The controversial ‘Green Dam – Youth Escort’ firewall that the Chinese government was supposed to roll out on Wednesday has been postponed indefinitely, in what many are calling a victory for the freedom of the Internet and a show of the limits of China’s totalitarian powers.
The firewall software was to be made a mandatory pre-requisite for new computers sold in the country, as the government claimed it would help stamp out pornography and other vile elements on the Web. The move, though, was widely criticised by industry groups and Washington officials as rash, politically intrusive, technically ineffective and commercially unfair, Reuters reported.
Officials have said that the reason for the delay was because some computer makers needed more time to include the software.

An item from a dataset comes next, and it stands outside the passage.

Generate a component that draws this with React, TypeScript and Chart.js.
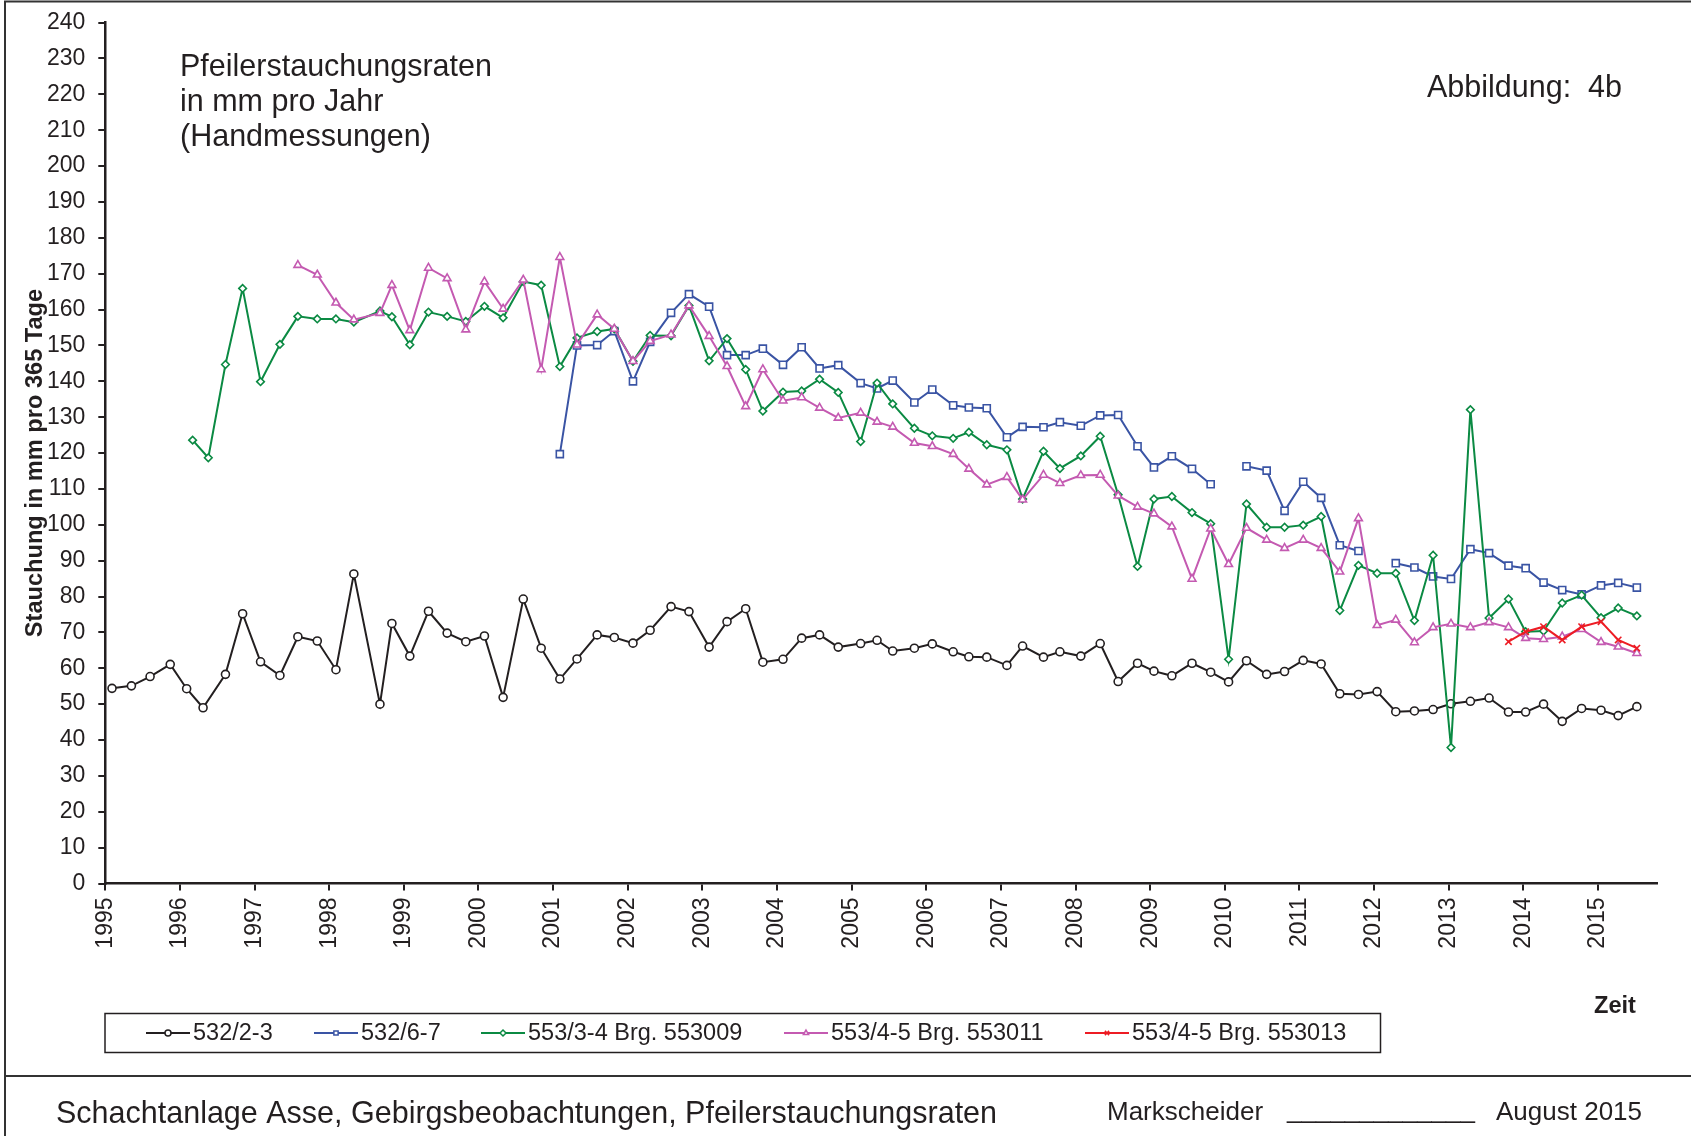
import { useEffect, useRef } from "react"
import { Chart, registerables } from "chart.js"
import { drawPoint } from "chart.js/helpers"

Chart.register(...registerables)

// Messtermine als Dezimaljahr (vierteljährliche Handmessungen)
const messtermine = [
  1995.09, 1995.35, 1995.6, 1995.87,
  1996.09, 1996.31, 1996.61, 1996.84,
  1997.08, 1997.34, 1997.58, 1997.84,
  1998.09, 1998.33, 1998.68, 1998.84,
  1999.08, 1999.33, 1999.58, 1999.83,
  2000.08, 2000.33, 2000.6, 2000.84,
  2001.09, 2001.32, 2001.59, 2001.82,
  2002.07, 2002.3, 2002.58, 2002.82,
  2003.09, 2003.33, 2003.58, 2003.81,
  2004.08, 2004.33, 2004.57, 2004.82,
  2005.12, 2005.34, 2005.55, 2005.84,
  2006.08, 2006.36, 2006.57, 2006.81,
  2007.08, 2007.29, 2007.57, 2007.79,
  2008.07, 2008.33, 2008.57, 2008.83,
  2009.05, 2009.29, 2009.56, 2009.81,
  2010.05, 2010.29, 2010.56, 2010.8,
  2011.05, 2011.29, 2011.54, 2011.79,
  2012.04, 2012.29, 2012.54, 2012.79,
  2013.03, 2013.29, 2013.54, 2013.8,
  2014.03, 2014.27, 2014.52, 2014.78,
  2015.04, 2015.27, 2015.52,
]

const werte532_2_3 = [
  54.4, 55.1, 57.7, 61.1,
  54.3, 49.0, 58.3, 75.2,
  61.8, 58.0, 68.8, 67.6,
  59.6, 86.3, 50.0, 72.5,
  63.4, 75.9, 69.8, 67.4,
  69.0, 51.9, 79.3, 65.6,
  57.0, 62.6, 69.3, 68.6,
  67.0, 70.6, 77.2, 75.8,
  65.9, 73.0, 76.6, 61.7,
  62.5, 68.4, 69.3, 65.9,
  66.9, 67.8, 64.8, 65.6,
  66.8, 64.6, 63.2, 63.1,
  60.8, 66.2, 63.1, 64.6,
  63.4, 66.9, 56.3, 61.4,
  59.2, 57.9, 61.4, 58.9,
  56.2, 62.1, 58.3, 59.1,
  62.2, 61.2, 52.9, 52.7,
  53.5, 47.9, 48.1, 48.5,
  50.1, 50.8, 51.7, 47.8,
  47.8, 50.0, 45.2, 48.8,
  48.3, 46.8, 49.3,
]

const werte532_6_7 = [
  null, null, null, null,
  null, null, null, null,
  null, null, null, null,
  null, null, null, null,
  null, null, null, null,
  null, null, null, null,
  119.7, 150.0, 150.1, 154.0,
  140.0, 151.0, 159.1, 164.3,
  160.8, 147.3, 147.3, 149.1,
  144.6, 149.5, 143.6, 144.5,
  139.5, 138.0, 140.2, 134.1,
  137.7, 133.3, 132.7, 132.5,
  124.4, 127.3, 127.2, 128.6,
  127.6, 130.5, 130.6, 121.9,
  116.0, 119.1, 115.6, 111.3,
  null, 116.3, 115.1, 103.9,
  112.0, 107.5, 94.3, 92.7,
  null, 89.3, 88.1, 85.6,
  84.9, 93.2, 92.1, 88.6,
  87.9, 83.9, 81.8, 80.6,
  83.1, 83.8, 82.5,
]

// die ersten beiden Messungen Brg. 553009 liegen zwischen den Regelterminen
const fruehTermine553009 = [1996.17, 1996.38]
const fruehWerte553009 = [123.6, 118.7]

const werte553009 = [
  null, null, null, null,
  null, null, 144.7, 165.9,
  139.9, 150.3, 158.1, 157.4,
  157.4, 156.5, 159.6, 158.0,
  150.2, 159.3, 158.1, 156.7,
  160.9, 157.7, 167.8, 166.8,
  144.1, 152.1, 153.9, 154.6,
  145.6, 152.8, 152.7, 161.1,
  145.7, 151.9, 143.3, 131.7,
  137.0, 137.3, 140.6, 136.9,
  123.2, 139.5, 133.7, 126.9,
  124.8, 124.1, 125.8, 122.3,
  120.9, 107.2, 120.5, 115.7,
  119.2, 124.7, 108.4, 88.4,
  107.2, 107.9, 103.4, 100.3,
  62.5, 105.8, 99.3, 99.3,
  99.9, 102.3, 76.1, 88.7,
  86.5, 86.5, 73.3, 91.5,
  37.9, 132.1, 74.0, 79.3,
  70.2, 70.4, 78.2, 80.4,
  74.1, 76.8, 74.6,
]

const werte553011 = [
  null, null, null, null,
  null, null, null, null,
  null, null, 172.4, 169.7,
  161.9, 157.2, 159.0, 166.8,
  154.2, 171.6, 168.7, 154.4,
  167.8, 160.2, 168.3, 143.3,
  174.6, 150.2, 158.6, 154.6,
  145.6, 151.2, 153.0, 161.1,
  152.6, 144.2, 133.0, 143.3,
  134.6, 135.5, 132.6, 129.8,
  131.2, 128.7, 127.3, 122.8,
  121.9, 119.7, 115.6, 111.2,
  113.3, 107.0, 113.9, 111.6,
  113.8, 113.9, 108.1, 105.0,
  103.1, 99.5, 84.9, 98.9,
  89.0, 99.1, 95.8, 93.5,
  95.8, 93.5, 86.9, 101.8,
  72.0, 73.5, 67.2, 71.4,
  72.4, 71.4, 72.8, 71.4,
  68.4, 68.1, 68.8, 70.9,
  67.3, 66.0, 64.2,
]

const werte553013 = [
  null, null, null, null,
  null, null, null, null,
  null, null, null, null,
  null, null, null, null,
  null, null, null, null,
  null, null, null, null,
  null, null, null, null,
  null, null, null, null,
  null, null, null, null,
  null, null, null, null,
  null, null, null, null,
  null, null, null, null,
  null, null, null, null,
  null, null, null, null,
  null, null, null, null,
  null, null, null, null,
  null, null, null, null,
  null, null, null, null,
  null, null, null, 67.4,
  70.2, 71.6, 67.9, 71.6,
  73.0, 67.9, 65.6,
]

const jahreTicks = [
  1995, 1996, 1997, 1998, 1999, 2000, 2001, 2002, 2003, 2004, 2005,
  2006, 2007, 2008, 2009, 2010, 2011, 2012, 2013, 2014, 2015,
]

const legendenTexte = [
  "532/2-3",
  "532/6-7",
  "553/3-4 Brg. 553009",
  "553/4-5 Brg. 553011",
  "553/4-5 Brg. 553013",
]

const FONT = '"Liberation Sans", Arial, Helvetica, sans-serif'
const TEXT = "#231f20"

// Punkte auf den Messterminen, führende Lücken abgeschnitten
function punkte(werte: (number | null)[]) {
  const start = werte.findIndex((v) => v !== null)
  return messtermine.slice(start).map((t, i) => ({ x: t, y: werte[start + i] }))
}

const rahmenPlugin = {
  id: "rahmen",
  beforeDraw(chart: Chart) {
    const ctx = chart.ctx
    ctx.save()
    ctx.fillStyle = "#ffffff"
    ctx.fillRect(0, 0, chart.width, chart.height)
    ctx.restore()
  },
  afterDraw(chart: Chart) {
    const ctx = chart.ctx
    ctx.save()

    // Blattrahmen
    ctx.strokeStyle = "#333333"
    ctx.lineWidth = 2
    ctx.beginPath()
    ctx.moveTo(5, 1136)
    ctx.lineTo(5, 1.5)
    ctx.lineTo(1691, 1.5)
    ctx.moveTo(5, 1076)
    ctx.lineTo(1691, 1076)
    ctx.stroke()

    ctx.fillStyle = TEXT
    ctx.textBaseline = "alphabetic"
    ctx.textAlign = "left"

    // Überschrift im Diagramm
    ctx.font = `30.5px ${FONT}`
    ctx.fillText("Pfeilerstauchungsraten", 180, 76)
    ctx.fillText("in mm pro Jahr", 180, 111)
    ctx.fillText("(Handmessungen)", 180, 146)
    ctx.fillText("Abbildung:  4b", 1427, 97)

    // Achsentitel
    ctx.font = `bold 23.6px ${FONT}`
    ctx.fillText("Zeit", 1594, 1013)
    ctx.save()
    ctx.translate(42, 463)
    ctx.rotate(-Math.PI / 2)
    ctx.textAlign = "center"
    ctx.fillText("Stauchung in mm pro 365 Tage", 0, 0)
    ctx.restore()

    // Legende
    ctx.lineWidth = 1.5
    ctx.strokeStyle = TEXT
    ctx.strokeRect(105, 1013.5, 1275.5, 39)
    const legendeX = [146, 314, 481, 784, 1085]
    const ly = 1033
    chart.data.datasets.forEach((ds: any, i: number) => {
      const x0 = legendeX[i]
      ctx.strokeStyle = ds.borderColor
      ctx.lineWidth = 2
      ctx.beginPath()
      ctx.moveTo(x0, ly)
      ctx.lineTo(x0 + 44, ly)
      ctx.stroke()
      ctx.fillStyle = "#ffffff"
      ctx.lineWidth = 1.5
      drawPoint(ctx, { pointStyle: ds.pointStyle, radius: 3, borderWidth: 1.5, rotation: 0 } as any, x0 + 22, ly)
      ctx.fillStyle = TEXT
      ctx.font = `23.5px ${FONT}`
      ctx.textBaseline = "middle"
      ctx.fillText(legendenTexte[i], x0 + 47, ly + 1)
    })

    // Fußzeile
    ctx.textBaseline = "alphabetic"
    ctx.fillStyle = TEXT
    ctx.font = `30.5px ${FONT}`
    ctx.fillText("Schachtanlage Asse, Gebirgsbeobachtungen, Pfeilerstauchungsraten", 56, 1123)
    ctx.font = `26px ${FONT}`
    ctx.fillText("Markscheider", 1107, 1120)
    ctx.fillText("_____________", 1287, 1118)
    ctx.fillText("August 2015", 1496, 1120)

    ctx.restore()
  },
}

export default function App() {
  const chartRef = useRef<HTMLCanvasElement>(null)
  const chartInstance = useRef<Chart | null>(null)

  useEffect(() => {
    if (!chartRef.current) return
    if (chartInstance.current) chartInstance.current.destroy()
    const ctx = chartRef.current.getContext("2d")
    if (!ctx) return

    const linie = {
      borderWidth: 2,
      pointBackgroundColor: "#ffffff",
      pointBorderWidth: 1.6,
      spanGaps: false,
      tension: 0,
    }

    chartInstance.current = new Chart(ctx, {
      type: "line",
      data: {
        datasets: [
          {
            ...linie,
            label: legendenTexte[0],
            data: punkte(werte532_2_3),
            borderColor: "#231f20",
            pointBorderColor: "#231f20",
            pointStyle: "circle",
            pointRadius: 4,
            order: 5,
          },
          {
            ...linie,
            label: legendenTexte[1],
            data: punkte(werte532_6_7),
            borderColor: "#3a54a4",
            pointBorderColor: "#3a54a4",
            pointStyle: "rect",
            pointRadius: 5,
            order: 4,
          },
          {
            ...linie,
            label: legendenTexte[2],
            data: [
              ...fruehTermine553009.map((t, i) => ({ x: t, y: fruehWerte553009[i] })),
              ...punkte(werte553009),
            ],
            borderColor: "#0b8a43",
            pointBorderColor: "#0b8a43",
            pointStyle: "rectRot",
            pointRadius: 3.8,
            order: 3,
          },
          {
            ...linie,
            label: legendenTexte[3],
            data: punkte(werte553011),
            borderColor: "#c45ab1",
            pointBorderColor: "#c45ab1",
            pointStyle: "triangle",
            pointRadius: 4.5,
            order: 2,
          },
          {
            ...linie,
            label: legendenTexte[4],
            data: punkte(werte553013),
            borderColor: "#ed1c24",
            pointBorderColor: "#ed1c24",
            pointStyle: "crossRot",
            pointRadius: 4.5,
            order: 1,
          },
        ],
      },
      options: {
        animation: false,
        responsive: false,
        devicePixelRatio: 1,
        layout: { padding: { left: 0, top: 22.6, right: 34, bottom: 172.5 } },
        plugins: {
          legend: { display: false },
          tooltip: { enabled: false },
          title: { display: false },
        },
        scales: {
          x: {
            type: "linear",
            min: 1995,
            max: 2015.79,
            afterBuildTicks: (scale: any) => {
              scale.ticks = jahreTicks.map((v) => ({ value: v }))
            },
            afterFit: (scale: any) => {
              scale.height = 80
              scale.paddingLeft = 0
              scale.paddingRight = 0
            },
            ticks: {
              autoSkip: false,
              minRotation: 90,
              maxRotation: 90,
              padding: 7,
              color: TEXT,
              font: { family: FONT, size: 23 },
              callback: (value: any) => `${value}`,
            },
            grid: {
              drawOnChartArea: false,
              drawTicks: true,
              tickLength: 7,
              color: TEXT,
              lineWidth: 2,
            },
            border: { display: true, color: TEXT, width: 2.5 },
          },
          y: {
            type: "linear",
            min: 0,
            max: 240,
            afterFit: (scale: any) => {
              scale.width = 105.3
              scale.paddingTop = 0
              scale.paddingBottom = 0
            },
            ticks: {
              stepSize: 10,
              autoSkip: false,
              padding: 13,
              color: TEXT,
              font: { family: FONT, size: 23 },
              callback: (value: any) => `${value}`,
            },
            grid: {
              drawOnChartArea: false,
              drawTicks: true,
              tickLength: 7,
              color: TEXT,
              lineWidth: 2,
            },
            border: { display: true, color: TEXT, width: 2.5 },
          },
        },
      },
      plugins: [rahmenPlugin],
    } as any)

    return () => {
      if (chartInstance.current) {
        chartInstance.current.destroy()
        chartInstance.current = null
      }
    }
  }, [])

  return (
    <div style={{ position: "absolute", left: 0, top: 0, width: 1691, height: 1136, background: "#fff" }}>
      <canvas ref={chartRef} width={1691} height={1136}></canvas>
    </div>
  )
}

Meanwhile, activists celebrated after state-owned news agency Xinhua reported the withholding of the firewall.
“This shows that social pressure can’t be ignored,” said Zhou Zhe, a Beijing lawyer who challenged the legality of the plan. “They tried to control public opinion to back the plan by creating a fuss about pornography, but that failed, and they will have learnt to be more careful next time.”
But the English-language China Daily, citing an unidentified ministry official, said the plan would eventually come to pass.
“The government will definitely carry on the directive on Green Dam. It’s just a matter of time,” the official was quoted as saying.